Hernández Pijuan, siempre vivo
La distancia del dibujo
4 septiembre, 2008 02:00Sin título 140, 2004
Es ésta la exposición de un profesor, un completo tratado visual que recorre la trayectoria de un artista que supo interiorizar lo próximo para alcanzar esa dimensión universal que distingue las obras destinadas a durar. Maestro en el arte de la pintura, es a través del dibujo y de sus numerosos estudios sobre papel como alcanzamos a comprender que todo lo singular y extraordinario del trabajo de Joan Hernández Pijuan (Barcelona, 1931-2005) era fruto de una íntima consonancia con lo representado, de una sincera inquietud frente a lo humano conjugada con un continuo proceso de búsqueda y depuración.Organizada en salas temáticas que abarcan desde los años sesenta hasta prácticamente el fin de su actividad creadora, la exposición se inicia con una sorprendente selección de estudios académicos de forma, escala, color o textura, que lleva al papel esa observación minuciosa de las cosas que le aseguró esa destreza grácil o "facilidad" para representar de un modo original lo conocido. Hernández Pijuan dedicó muchas horas de estudio y análisis pormenorizado a adiestrar su mano en la espontaneidad del trazo y a adquirir esa solvencia en la ocupación del espacio que luego habríamos de apreciar como cualidades innatas de su quehacer.
A la manera de un renacentista pero con la conciencia esencial de su tiempo, el artista se sumergió en lo más profundo de la forma y la materia. Como esos ejercicios caligráficos que a fuerza de repetición nos procuran el dominio de la escritura, Hernández Pijuan no escatimó esfuerzos a la hora de dotarse de recursos técnicos y expresivos. Su conocimiento exhaustivo de la perspectiva científica, de los principios que rigen las leyes de la proporción y la mesura o, entre otros, de las gradaciones y combinaciones cromáticas, le permitieron emprender con plenas garantías su emotiva y profunda interpretación y reconocimiento del mundo.
Esa forma de mirar, cercana y a la vez reflexiva, es la que unifica todos sus trabajos. Esa mirada y una misma libertad, una misma incuestionable intuición para hacer de un simple motivo, metáfora de la unidad de lo existente. Desde su ventana de la casa familiar de Folquer, Lérida, Joan Hernández Pijuan desarrolló una de sus series más personales y sugestivas, la de los Iris de Pascua. Como un ceremonioso ritual que se repetía cada primavera, el artista realizó incontables dibujos -primero al carboncillo y luego con pinceles japoneses-.

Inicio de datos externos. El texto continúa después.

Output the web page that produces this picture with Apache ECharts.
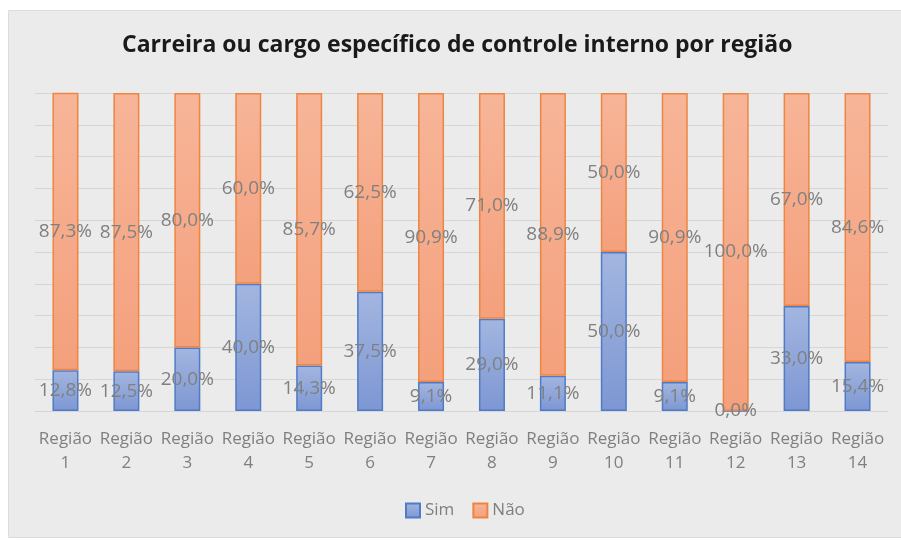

Esa lógica de la repetición y la diferencia (que nada tiene que ver con la intelectualidad del módulo), es la misma que explica que el repertorio iconográfico del artista fuera siempre tan conciso y, a la vez, tan amplio. Se tratara de una flor o de un árbol, de un bodegón o un campo de cultivo, él nos mostró que el verdadero artista no precisa de más herramientas que las que le ofrece un lenguaje, una forma de hacer que se corresponde a ese ver en la distancia que transita desde lo más inmediato hasta lo más lejano.
El hombre como espectador y como artífice de su entorno coinciden en ese imaginario suyo que va ampliándose paulatinamente hacia la arquitectura y ese vacío activo en el que cabe todo espacio: el mental y el literal. Vallados que se convierten en motivos decorativos, campos de color arados por el pincel, soles y frutos que parecen evocar los diseños de un tapiz africano… desde esa proverbial simplicidad que se mantiene como un dogma de fe a lo largo y ancho de toda una obra, Hernández Pijuan sobrepasó con creces los límites de esa naturaleza sobria en la que inició sus tanteos con la realidad más prosaica para alcanzar esa excepcional libertad en la que se forjaron sus últimas obras.
Casi como un guiño del destino, el mismo año de su muerte, Hernández Pijuan expuso en la Bienal de Venecia, seleccionado por María de Corral para el Pabellón Italia, junto a esa otra gran artista del vacío esencial que fue Agnes Martin. Contemplativas y de un dinamismo visual que oscila entre la contención formal y esa vibrante energía que aplicaba a la ejecución de cada composición, hoy sabemos que esas pinturas rigurosamente teñidas de la calidez del gesto humano, tienen una deuda de gratitud con el dibujo. Fue su cultivo incesante a lo largo de toda una vida lo que marcó la distancia entre lo que podía haber sido sólo un buen pintor y ese maestro que fue en verdad Joan Hernández Pijuan.